I always get a chuckle when techies go on and on about how great our mobile computing world is and my first reaction after choking back a laugh is to ask whether this great world is before or after they’ve had to charge their mobile batteries.
Truth is that as great as the whole idea of a mobile computing world is there are two things holding it back. The first is the carriers with their ridiculous fees and then there is your mobile device’s batteries – they suck.
Some researchers at the National University of Singapore’s Nanoscience and Nanotechnology Initiative (NUSNNI) may have found an alternative that won’t only revolutionize batteries but could also have a profound effect of the design of our mobile gadgets.

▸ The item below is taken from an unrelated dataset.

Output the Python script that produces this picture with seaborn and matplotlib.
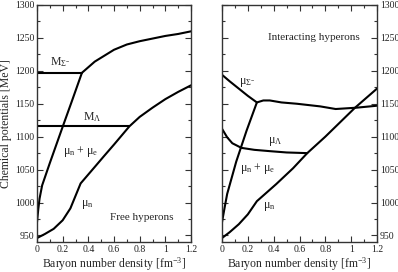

What they have done is discover a membrane that is made from a polystyrene-based polymer that is then placed between two flat plates of metal and when charged it can store the resulting energy at a rate of 2 farads per square centimeter. Not sure if that is good or not? Well standard capacitors can only manage to store up to 1 microfarad per square centimeter
Due in part to the membrane’s low fabrication costs, the cost of storing energy in it reportedly works out to 72 cents US per farad. According to the researchers, the cost for standard liquid electrolyte-based batteries is more like US$7 per farad. This in turn translates to an energy cost of 2.5 watt-hours per US dollar for lithium-ion batteries, whereas the membrane comes in at 10-20 watt-hours per dollar.
So not only can it store more energy but do it cheaper. Gotta like that but at this point the researcher are still looking into ways to commercialize their discovery so this isn’t something you’ll be seeing tomorrow.